Bu hafta yerimiz dar ama yine de Türkiye Ermenilerinin yapısal sorunları üzerine konuşmaya devam edelim. Osmanlı döneminde Ermeni toplumunun kurduğu idari mekanizmaların Cumhuriyet döneminde nasıl ‘buharlaştırıldığına’ bakalım kısaca.
Cumhuriyet rejimi, kurulduğu günden itibaren, Müslüman halkların Türk kimliği içerisinde asimilasyonunu amaçladı. Gayrimüslimler ise, bir yandan Türkleşmeleri istense de, bir yandan, Türklüğün kendini tanımlayacağı mutlak karşıt, milli birliği sağlamak için ihtiyaç duyulan daimi iç düşmandı. Rejim onların varlığına tahammül eder gibi yapıyor, ancak bir yandan da azınlık toplumu olarak yaşamalarını engelleyecek ‘tedbir’leri alıyordu. Akla gelebilecek her türlü baskıyla, azınlıkların eğitim, ibadet, seyahat, çalışma, dillerini kullanma ve daha pek çok temel özgürlükleri kısıtlandı. Türkiye’nin nüfusu 1923’ten bu yana altı kat artmışken, gayrimüslimlerin sayısının kat be kat azalmış olması, bütün bu baskıların en somut sonucudur.
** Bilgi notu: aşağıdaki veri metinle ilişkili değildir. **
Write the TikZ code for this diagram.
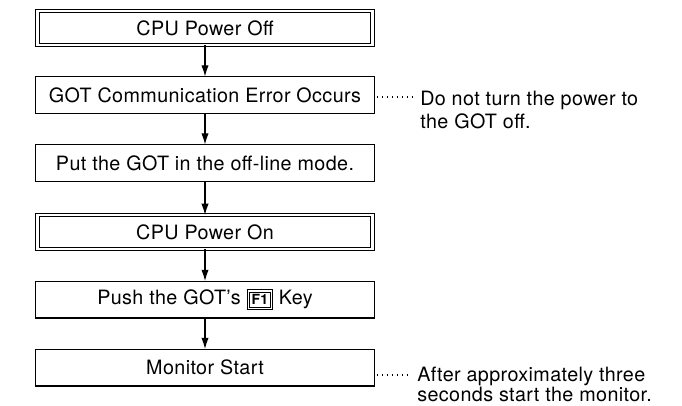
\documentclass[tikz,border=0pt]{standalone}
\usepackage{fontspec}
\setmainfont{TeX Gyre Heros}[LetterSpace=2]
\usepackage{tikz}
\usetikzlibrary{arrows.meta}
\newcommand{\gotkey}[1]{{\fontsize{10.5}{11}\selectfont\setlength{\fboxrule}{0.6pt}\setlength{\fboxsep}{1pt}\fbox{\setlength{\fboxsep}{1.5pt}\fbox{\bfseries #1}}}}
\tikzset{
	stepbox/.style={draw, line width=0.9pt, minimum width=254pt, minimum height=27.6pt, inner sep=0pt, outer sep=0pt, font=\fontsize{14.8}{17}\selectfont},
	powerbox/.style={stepbox, double, double distance=2.2pt, line width=0.75pt, minimum width=251pt, minimum height=25.5pt},
	flowarrow/.style={line width=0.9pt, -{Latex[length=8.5pt,width=5.5pt]}},
	dotline/.style={line width=0.9pt, dash pattern=on 0.9pt off 2.8pt, shorten <=2pt},
	note/.style={anchor=north west, align=left, inner sep=0pt, font=\fontsize{14.8}{17}\selectfont}
}

\begin{document}
\begin{tikzpicture}[x=0.75pt, y=-0.75pt]
			%%%%% START %%%%%
			\useasboundingbox (0, 0) rectangle (682, 405);
			
			\node[powerbox] (cpuoff) at (205, 28) {CPU Power Off};
			\node[stepbox] (goterr) at (205, 95) {GOT Communication Error Occurs};
			\node[stepbox] (offline) at (205, 163) {Put the GOT in the off-line mode.};
			\node[powerbox] (cpuon) at (205, 232) {CPU Power On};
			\node[stepbox] (pushkey) at (205, 299.5) {Push the GOT's \gotkey{F1} Key};
			\node[stepbox] (monitor) at (205, 367.5) {Monitor Start};
			
			\draw[flowarrow] (cpuoff) -- (goterr);
			\draw[flowarrow] (goterr) -- (offline);
			\draw[flowarrow] (offline) -- (cpuon);
			\draw[flowarrow] (cpuon) -- (pushkey);
			\draw[flowarrow] (pushkey) -- (monitor);
			
			\node[note] (errnote) at (420, 91) {Do not turn the power to\\the GOT off.};
			\coordinate (errdot) at (412, 97);
			\draw[dotline] (goterr.east |- errdot) -- (errdot);
			
			\node[note, font=\fontsize{14.8}{13}\selectfont] (monnote) at (417, 367) {After approximately three\\seconds start the monitor.};
			\coordinate (mondot) at (408, 375);
			\draw[dotline] (monitor.east |- mondot) -- (mondot);
			
			%%%%% END %%%%%
		\end{tikzpicture}
\end{document}
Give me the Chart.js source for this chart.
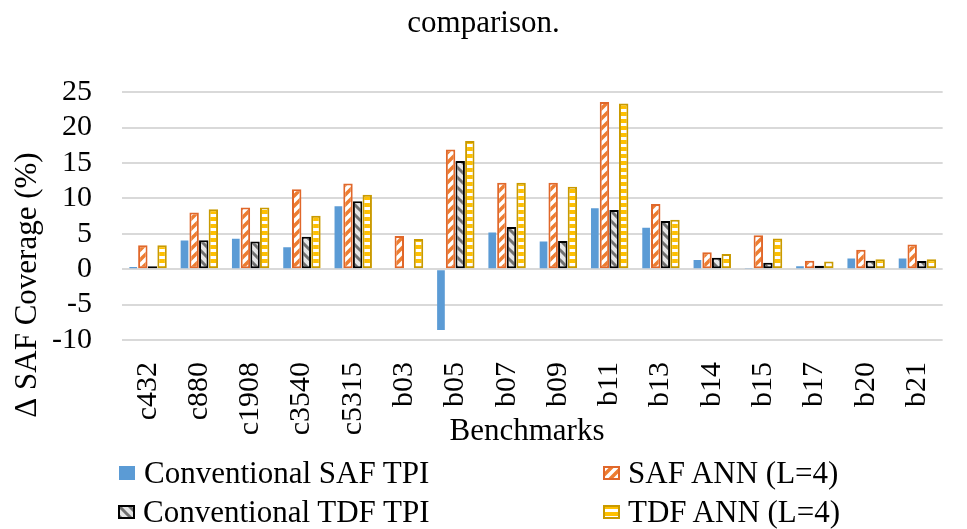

1923’ten sonra yaşananlardan, Osmanlı döneminde görece özerk bir şekilde örgütlenen ‘millet’ yapıları da etkilendi haliyle. Kendi –Ermeni Milli Nizamnamesi’ne benzer– ‘anayasa’larıyla yönetilen Rum, Yahudi ve Katolik ‘millet’lerinin kurduğu yapılar ortadan kaldırıldı. Gayrimüslimlerin hakları Lozan’la tanımlanmış, Türkiye taraf devletlere, onların haklarını koruyacağı konusunda güvence vermişti, ancak bulunan ilk fırsatta ve dahası her fırsatta, bu haklar geri alındı. Örneğin, 1925’te Medeni Kanun’un kabulünden sonra, gayrimüslim toplulukların özerk yargı haklarından teker teker feragat etmeleri sağlandı. (Öte yandan, biz gayrimüslimler bu dönemde benzer baskıların sadece bizlere yönelik olduğunu düşünürüz, ama gittikçe daha çok öğreniyoruz ki, Aleviler de, Sünniler de, Kürtler de bizim uğradığımıza benzer baskılara uğradılar. Bu ülkenin her vatandaşı, belli ölçülerde, düzenin kurbanı oldu.)
Devletin temel ‘azınlık’ stratejisi, Müslüman olmayan vatandaşlarının atacağı her adımın sıkı bir şekilde denetlenmesi oldu. Her türlü siyasi faaliyet bastırıldı, yasaklandı. Siyasi düzlemde yapılabilecek tek şey, “Türk vatandaşları olarak ne kadar mutlu yaşadığımızın ve devlete bağlı olduğumuzun ilanı” oldu. Siyaset yasak olduğu için, sivillerin yönetimde olduğu kurumlar da sıkı bir denetim altına alındı. 1946’ya kadar, kültürel derneklerin kurulmasına dahi izin çıkmadı. Vakıfların mütevelli heyeti seçimlerinde baskılar yapıldı, yöneticiler kimi zaman, ‘tek mütevelli’ döneminde olduğu gibi, bizzat devlet tarafından seçildi. Patrik seçimlerine müdahale edildi, istenmeyen adayların önüne engeller çıkarıldı. Patrikhane bünyesinde, Ruhani Meclis dışındaki organlar olan Cismani Meclis, Milli Meclis ve çeşitli komisyonların faaliyet göstermesine izin verilmedi. 27 Mayıs 1960 darbesine kadar güç bela ayakta kalan Cemaat Merkezi İdaresi ise, darbeciler tarafından kapatıldı.
Böylece, daha önce oluşturulmuş idare mekanizmasından geriye hiçbir şey bırakılmamış oldu. Elde kalan, sadece, tek meşru temsilci olarak görülen ama yoğun baskı ve korkutmalarla, adeta siyasi bir cendere altında yaşayan Patrik ve din adamları oldu.
Bu durum, Osmanlı döneminde bir ‘millet’ (azk) olarak kabul edilen ve kendilerini öyle gören Ermenilerin, Cumhuriyet döneminde bir ‘cemaat’e (hamaynk) indirgenmesi sonucunu doğurdu. İşin fenası, bu daraltma, Ermenilerin kendileriyle ve dünyayla ilgili algısını da sığlaştırdı, daralttı.